Posted On: Sep 12, 2023
We are introducing the general availability of Amazon SageMaker Asynchronous Inference in Amazon Web Services China (Beijing)Region, operated by Sinnet, and Amazon Web Services China (Ningxia) Region, operated by NWCD. Asynchronous inference is a new inference option in Amazon SageMaker that queues incoming requests and processes them asynchronously. This option is ideal for inferences with large payload sizes (up to 1GB) and/or long processing times (up to 15 minutes) that need to be processed as requests arrive. Asynchronous inference enables you to save on costs by autoscaling the instance count to zero when there are no requests to process, so you only pay when your endpoint is processing requests.

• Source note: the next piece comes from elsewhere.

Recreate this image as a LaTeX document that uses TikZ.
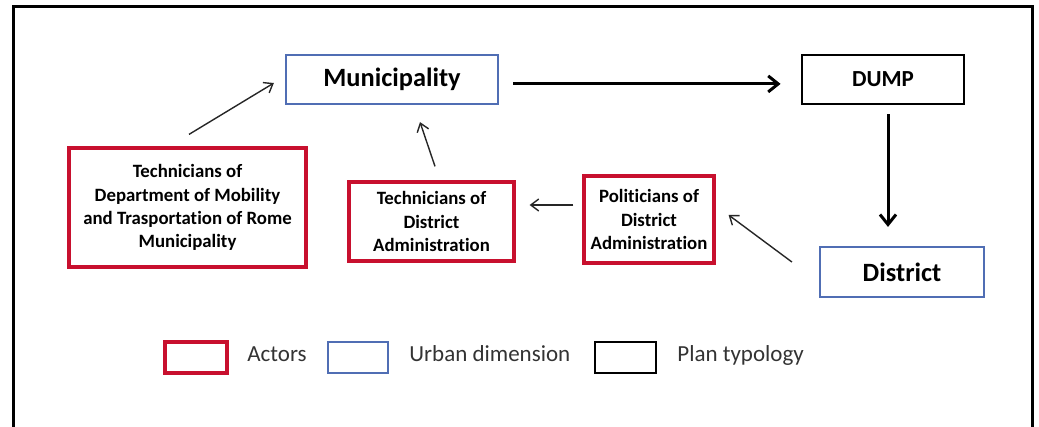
\documentclass[tikz,border=0pt]{standalone}
\usepackage{fontspec}
\setmainfont{Carlito}[Ligatures=NoCommon]
\usetikzlibrary{positioning, calc, arrows.meta}
\definecolor{actred}{RGB}{200,16,46}
\definecolor{urbblue}{RGB}{80,110,180}

\begin{document}
\begin{tikzpicture}[x=0.5pt, y=-0.5pt,
    actor/.style={draw=actred, line width=1.6pt, inner sep=0pt, align=center, font=\bfseries\fontsize{9.4}{11.6}\selectfont},
    urban/.style={draw=urbblue, line width=1.1pt, inner sep=0pt, font=\bfseries\fontsize{13.2}{15}\selectfont},
    plan/.style={draw=black, line width=1.4pt, inner sep=0pt, font=\bfseries\fontsize{11.5}{13}\selectfont},
    legtext/.style={anchor=base west, inner sep=0pt, text=black!80, font=\fontsize{11.5}{13}\selectfont},
    thinarr/.style={-{Straight Barb[length=4pt,width=6pt]}, line width=0.7pt, black!85},
    thickarr/.style={-{Straight Barb[length=5pt,width=8pt]}, line width=1.5pt}]
    \useasboundingbox (0,0) rectangle (1039,427);
    \draw[line width=1.5pt] (13,440) -- (13,7) -- (1032,7) -- (1032,440);

    \node[urban, minimum width=106pt, minimum height=24.5pt] (muni) at (392,79.5) {Municipality};
    \node[plan, minimum width=81pt, minimum height=24.5pt] (dump) at (883,79.5) {DUMP};
    \node[urban, minimum width=82pt, minimum height=25pt] (district) at (902,272) {District};
    \node[actor, minimum width=65pt, minimum height=43.5pt] (polit) at (649,219.5) {Politicians of\\District\\Administration};
    \node[actor, minimum width=82.5pt, minimum height=39.5pt] (techdist) at (431.5,221.5) {Technicians of\\District\\Administration};
    \node[actor, minimum width=118.5pt, minimum height=59.5pt] (techdept) at (187.5,207.5) {Technicians of\\Department of Mobility\\and Trasportation of Rome\\Municipality};

    \draw[thickarr, shorten <=7pt, shorten >=10pt] ([yshift=-2.2pt]muni.east) -- ([yshift=-2.2pt]dump.west);
    \draw[thickarr, shorten <=4.5pt, shorten >=9.5pt] ([xshift=2.5pt]dump.south) -- ([xshift=2.5pt]dump.south |- district.north);
    \draw[thinarr] ($(district.west)+(-27,-10)$) -- ($(polit.east)+(13,-4.5)$);
    \draw[thinarr] ($(polit.west)+(-9,-14.5)$) -- ($(techdist.east)+(14,-16.5)$);
    \draw[thinarr] ($(techdist.north)+(3.5,-14)$) -- ($(muni.south)+(28,17)$);
    \draw[thinarr] ($(techdept.north)+(1.5,-12)$) -- ($(muni.west)+(-11,3.5)$);

    % legend
    \node[actor, minimum width=31pt, minimum height=15.5pt] (legact) at (196,357.5) {};
    \node[legtext] (legacttxt) at (247,362) {Actors};
    \node[urban, minimum width=30pt, minimum height=15.5pt] (legurb) at (358,357.5) {};
    \node[legtext] (legurbtxt) at (409,362) {Urban dimension};
    \node[plan, minimum width=30.5pt, minimum height=15.5pt] (legplan) at (625.5,357.5) {};
    \node[legtext] (legplantxt) at (677,362) {Plan typology};
\end{tikzpicture}
\end{document}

Creating an asynchronous inference endpoint is similar to creating a real-time endpoint. You can use your existing Amazon SageMaker Models and only need to specify additional asynchronous inference specific configuration parameters while creating your endpoint configuration. To invoke the endpoint, you need to place the request payload in Amazon S3 and provide a pointer to the payload as a part of the invocation request. Upon invocation, Amazon SageMaker enqueues the request for processing and returns an output location as a response. Upon processing, Amazon SageMaker places the inference response in the previously returned Amazon S3 location. You can optionally choose to receive success or error notifications via Simple Notification Service (SNS).